My colleagues and I have presented papers at many ISQOLS conferences since the 1990s, and made close friends. We are humbled for SWS, as an institution, to be listed with such distinguished company.

In the Granada conference, aside from representing SWS at the awarding ceremony, I joined a panel of other authors of the Halloran global history (Springer, 2017). The book has a chapter on “The History of Well-Being in Southeast Asia,” co-authored by historian Edilberto de Jesus, whose part was “The emergence of modern Southeast Asia,” dealing with the region’s pre-independence history, and by myself, who did “Well-being in contemporary Southeast Asia.”

My objective in the panel was to update the Southeast Asian history with new data. The chapter had used, among other things, the Global Peace Index of the Institute for Economics and Peace (IEP), the Democracy Index of the Economist Intelligence Unit, the Corruptions Perceptions Index, the Human Development Index, the Global Gender Gap Index of the World Economic Forum, subjective indicators of subjective health and happiness from the World Values Survey, and the Cantril Ladder Index from the Gallup World Poll.

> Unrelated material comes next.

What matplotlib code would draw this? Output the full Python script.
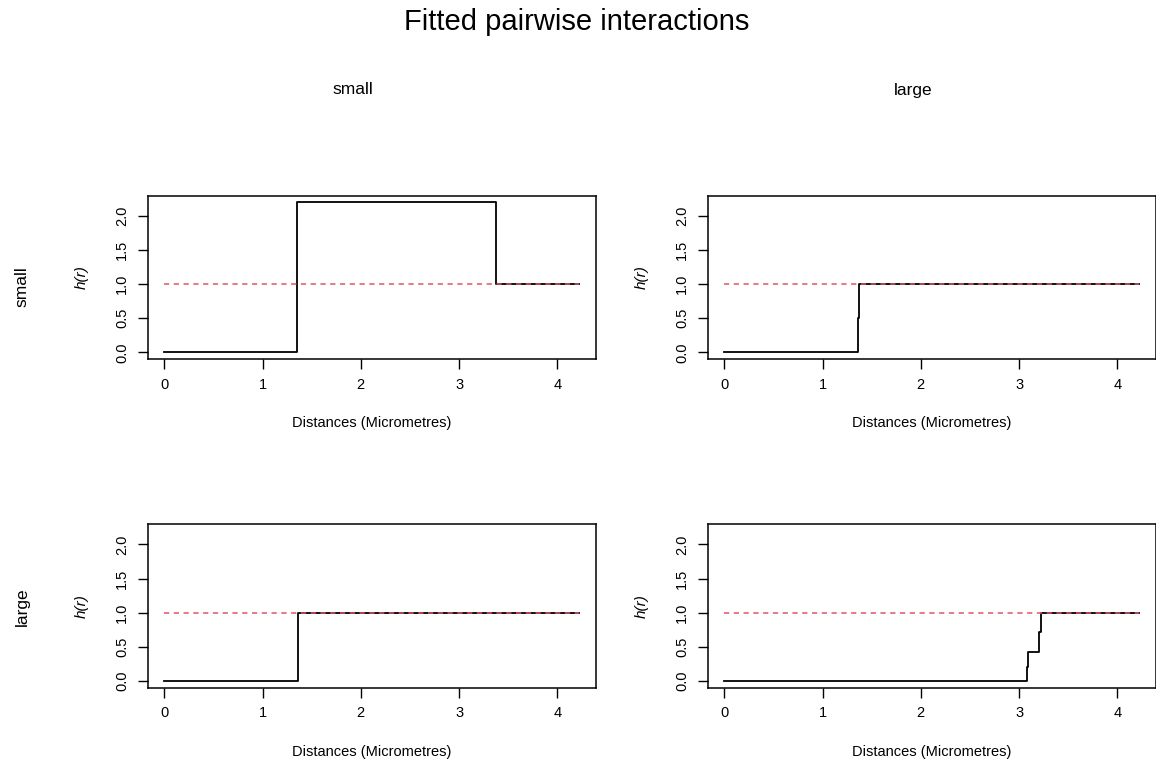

It was very disconcerting to see that the Philippines, in 2019, now has the worst IEP peace index score of all countries in Southeast Asia. This is a significant worsening from 2014, the date of the chapter’s last peace index, when the Philippines and Myanmar were tied for the worst place. This cannot be good news for our government’s security experts.

The IEP peace index is very detailed, with each country scored by experts on the state of peace along the themes of militarization (7 indicators), societal safety and security (10 indicators), and domestic and international conflict (5 indicators). It cannot be discussed in a column; but presumably it stands up to scientific scrutiny.